Even Odell Beckham Jr. is getting somewhat of a second chance. On his third head coach in his fifth season, with a reputation for causing distraction off the field as well as excitement on it, and with a huge contract at his fingertips Beckham is getting a chance to show he has finally found the maturity the Giants have long hoped he would acquire.
Age is just a number
Gettleman is a 67-year-old guy who has been in the NFL for more than 30 years. He is probably on his last NFL stop, the job he has wanted for a long time. He is fighting lymphoma. Gettleman doesn’t want to hear about guys being too old to get the job done.
“You have to stop worrying about age,” Gettleman said in the spring in regards to his geriatric quarterback, Eli Manning.
Gettleman is building around the 37-year-old two-time Super Bowl winner, hoping for one more run, rather than trying to push Manning out to pasture.
Several other 30-somethings have also been added to the team. There is 33-year-old cornerback William Gay, 32-year-old pass rusher Connor Barwin, 31-year-old running back Jonathan Stewart. 33-year-old offensive lineman John Greco and others. In all, there are 13 30-somethings on the 90-man roster.
Having their cake and eating it, too
Just collecting a bunch of old guys and trying to make a short-term run seems kind of like a bad business philosophy, especially when you went 3-13 a season and ago and have one lopsided playoff loss to show for the last six seasons.
While the Giants are trying to maximize Manning’s remaining time, they are also trying to serve the master we might simply call “The Future.”
They drafted quarterback Kyle Lauletta in the fourth round, adding him to 2016 third-round pick Davis Webb and giving themselves two chances to draw a winning hand when it comes to finding an eventual successor to Manning.
The Giants used the No. 2 pick on running Saquon Barkley, a guy they hope will become the face of the franchise and one day wear a gold Hall of Fame jacket.
Selecting Sam Beal in the third round of the 2018 NFL Supplemental Draft was a move made with an eye on the future, which Gettleman admitted when he said “We feel like we’re getting our third-round pick (in the 2019 NFL Draft) now.”
So, the Giants are trying to serve two masters — win now and be as good as they can while Manning still has something to give, and set themselves up for continued success down the line.
There are always position battles, players competing mano-a-mano to earn a starting spot, roster spot, practice squad spot, whatever.
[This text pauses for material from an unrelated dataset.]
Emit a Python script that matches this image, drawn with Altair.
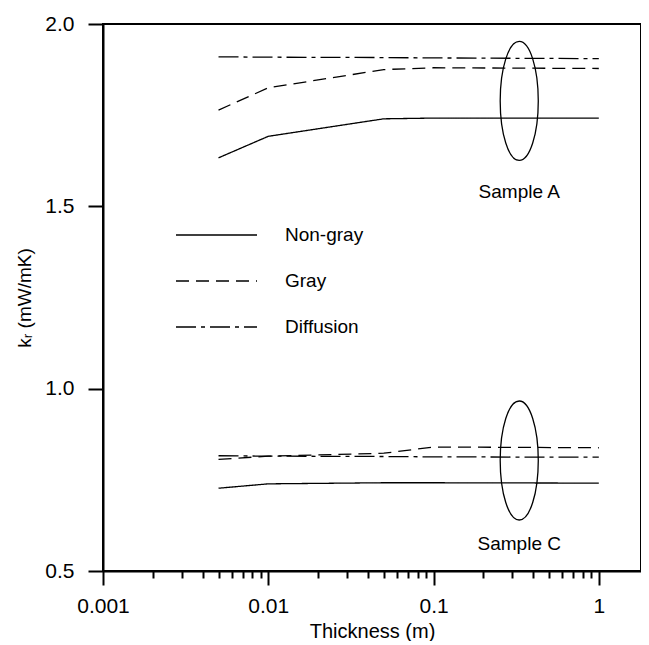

The Giants have competitions of one form or another at every position on the roster entering camp.
That’s a good thing. So, why “Frenemies” instead of position battles?
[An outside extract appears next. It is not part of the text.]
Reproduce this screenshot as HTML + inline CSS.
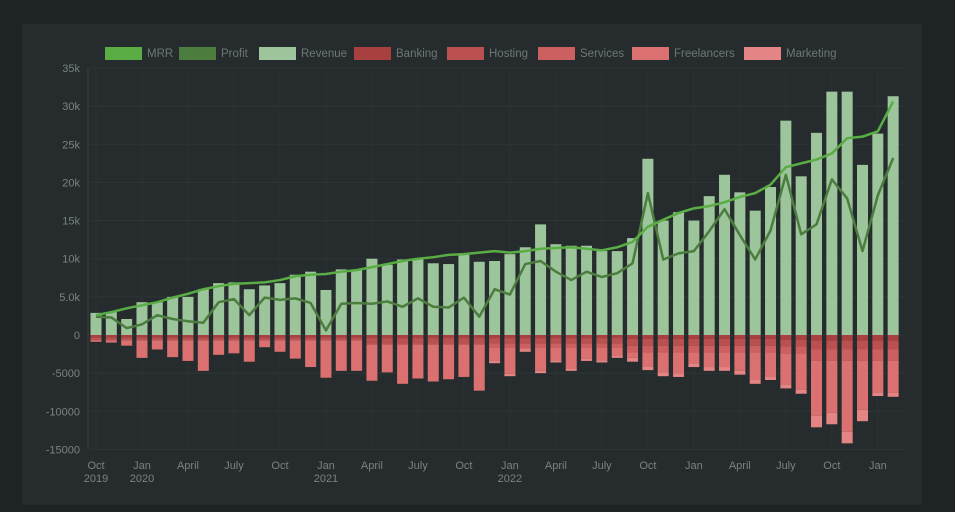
<!DOCTYPE html>
<html><head><meta charset="utf-8"><style>
html,body{margin:0;padding:0;background:#1e2323;width:955px;height:512px;overflow:hidden}
#panel{position:absolute;left:22px;top:24px;width:900px;height:481px;background:#262c2e}
svg{position:absolute;left:0;top:0}
text{font-family:"Liberation Sans",sans-serif}
</style></head><body>
<div id="panel"></div>
<svg id="chart" width="955" height="512"></svg>
<script>
const months=["Oct\n2019","","","Jan\n2020","","","April","","","July","","","Oct","","","Jan\n2021","","","April","","","July","","","Oct","","","Jan\n2022","","","April","","","July","","","Oct","","","Jan","","","April","","","July","","","Oct","","","Jan","",""];
const revenue=[2900,3000,2100,4300,4300,5000,5000,6000,6800,6900,6000,6500,6800,7900,8300,5900,8600,8500,10000,9200,9900,10000,9400,9300,10500,9600,9700,10600,11500,14500,11900,11700,11700,11000,11000,12700,23100,15000,16100,15000,18200,21000,18700,16300,19400,28100,20800,26500,31900,31900,22300,26400,31300];
const mrr=[2600,3000,3500,3900,4300,4900,5400,6000,6400,6700,6800,6900,7200,7700,7900,8000,8300,8500,8900,9300,9700,10000,10200,10500,10600,10800,11000,10800,11000,11300,11400,11500,11300,11100,11500,12200,14200,15100,16000,16600,16900,17400,18100,18600,19700,22000,22500,23000,23800,25800,26000,26700,30600];
const profit=[2400,2300,900,1400,2600,2100,1800,1600,4300,4700,2600,4900,4600,4800,4200,600,4100,4200,4100,4400,3700,4800,3700,3600,4900,2400,6000,5300,9300,9700,8300,7200,8300,7600,8100,9400,18600,9900,10700,11000,13600,16500,13100,9900,13700,21000,13200,14500,20400,17900,11000,18300,23200];
const banking=[300,300,300,300,300,300,300,300,300,300,300,300,300,300,300,300,300,300,400,400,400,400,400,400,400,400,400,400,400,400,400,400,400,400,400,500,500,500,500,500,500,500,500,500,500,600,600,700,700,700,700,700,700];
const hosting=[300,300,300,300,300,300,300,300,300,300,300,300,300,300,300,300,300,300,700,700,700,700,700,700,700,700,700,700,700,700,700,700,700,700,700,900,900,900,900,900,900,900,900,900,900,900,900,1200,1200,1200,1200,1200,1200];
const services=[100,100,100,100,100,100,100,100,100,100,100,100,100,100,100,100,100,100,200,200,200,200,200,200,200,200,600,600,600,600,600,600,600,600,600,900,900,900,900,900,900,900,900,900,900,900,900,1500,1500,1500,1500,1500,1500];
const freelancers=[200,300,700,2300,1200,2200,2700,4000,1900,1700,2800,900,1500,2400,3500,4900,4000,4000,4700,3600,5100,4400,4800,4500,4200,6000,1700,3400,200,3000,1600,2700,1400,1600,1000,700,1800,2600,2700,1400,1900,1900,2400,3600,3100,4100,4800,7200,6800,9300,6400,4100,4200];
const marketing=[0,0,0,0,0,0,0,0,0,0,0,0,0,0,0,0,0,0,0,0,0,0,0,0,0,0,300,300,300,300,300,300,300,300,300,500,500,500,500,500,500,500,500,500,500,500,500,1500,1500,1500,1500,500,500];
const yTicks=[35000,30000,25000,20000,15000,10000,5000,0,-5000,-10000,-15000];
const yTickLabels=["35k","30k","25k","20k","15k","10k","5.0k","0","-5000","-10000","-15000"];

const NS="http://www.w3.org/2000/svg";
const svg=document.getElementById('chart');
const X0=96,STEP=15.33,Y0=335,SC=267/35000,LEFT=90,RIGHT=905;
const xs=i=>X0+i*STEP;
const ys=v=>Y0-v*SC;
function mk(tag,attrs,parent){const e=document.createElementNS(NS,tag);for(const k in attrs)e.setAttribute(k,attrs[k]);(parent||svg).appendChild(e);return e;}

// grid
const grid=mk('g',{});


yTicks.forEach((t,i)=>{
  const l=mk('line',{x1:LEFT,x2:RIGHT,y1:ys(t),y2:ys(t),stroke:'#2f3537','stroke-width':1},grid);
  
  
  const tx=mk('text',{x:80,y:ys(t)+4,'text-anchor':'end','font-size':11,fill:'#7a8280'});
  tx.textContent=yTickLabels[i];
  
  
});
months.forEach((m,i)=>{
  if(!m)return;
  const l=mk('line',{x1:xs(i),x2:xs(i),y1:ys(35000),y2:ys(-15000),stroke:'#2c3234','stroke-width':1},grid);
  
  
  const parts=m.split('\n');
  const tx=mk('text',{x:xs(i),y:469,'text-anchor':'middle','font-size':11,fill:'#7a8280'});
  
  
  parts.forEach((p,k)=>{const ts=mk('tspan',{x:xs(i),dy:k?13:0},tx);ts.textContent=p;});
});
const ax=mk('line',{x1:LEFT-2,x2:LEFT-2,y1:ys(35000),y2:ys(-15000),stroke:'#3a4143','stroke-width':1});



// bars
const BW=11;
revenue.forEach((v,i)=>{
  const r=mk('rect',{x:xs(i)-BW/2,y:ys(v),width:BW,height:ys(0)-ys(v),fill:'#9cc59c'});
  
  
});
const stacks=[[banking,'#a8403f','banking-bar'],[hosting,'#bb5050','hosting-bar'],[services,'#cc5f5f','services-bar'],[freelancers,'#da7070','freelancers-bar'],[marketing,'#e58484','marketing-bar']];
revenue.forEach((_,i)=>{
  let acc=0;
  stacks.forEach(([arr,col,name])=>{
    const v=arr[i]; if(!v)return;
    const r=mk('rect',{x:xs(i)-BW/2,y:ys(-acc),width:BW,height:ys(-acc-v)-ys(-acc),fill:col});
    
    
    acc+=v;
  });
});
// lines
function line(arr,col,name){
  const p=mk('polyline',{points:arr.map((v,i)=>xs(i)+','+ys(v)).join(' '),fill:'none',stroke:col,'stroke-width':2.5,'stroke-linejoin':'round'});
  
  
}
line(profit,'#4c7d3f','profit-line');
line(mrr,'#5aad45','mrr-line');

// legend
const legend=[['MRR','#5aad45',105],['Profit','#4c7d3f',179],['Revenue','#9cc59c',259],['Banking','#a8403f',354],['Hosting','#bb5050',447],['Services','#cc5f5f',538],['Freelancers','#da7070',632],['Marketing','#e58484',744]];
const lg=mk('g',{});


legend.forEach(([n,c,x])=>{
  const g=mk('g',{},lg);
  
  
  mk('rect',{x:x,y:47,width:37,height:13,fill:c},g);
  const t=mk('text',{x:x+42,y:57,'font-size':11.5,fill:'#6d7775'},g);
  t.textContent=n;
});
</script>
</body></html>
Because these competitions, through days, weeks, months and sometimes several seasons of grinding away on the field and in the weight room, then hanging out with each other away from the field, are often between friends. It is one of the weird things about sports — you often become friends with the guy who’s job you’re trying to take, even though you both know one of you is going end up being judged second-best.
Davis Webb and Kyle Lauletta, each working diligently and hoping to someday earn the right to be the Giants’ starting quarterback, are golfing buddies. Each has talked about all of the quarterbacks helping each other.
Jon Halapio and Brett Jones are competing for the center job. Center is not a natural position for Halapio, and he credits Jones with teaching him how to play it over the past year or so. Now, Halapio might thank him by taking the job nearly everyone expected to belong to Jones this season.
Safeties Darian Thompson and Andrew Adams came into the league together in 2016, Thompson as third-round pick and Adams as an undrafted player. They have spent two years together and Adams says they are “very close.”
There are position battles for wide receiver and tight end spots, reserve offensive line spots, secondary spots, reserve linebackers, backup defensive linemen, punter and placekicker.
The last few roster spots are insanely hard to predict as friends battle friends.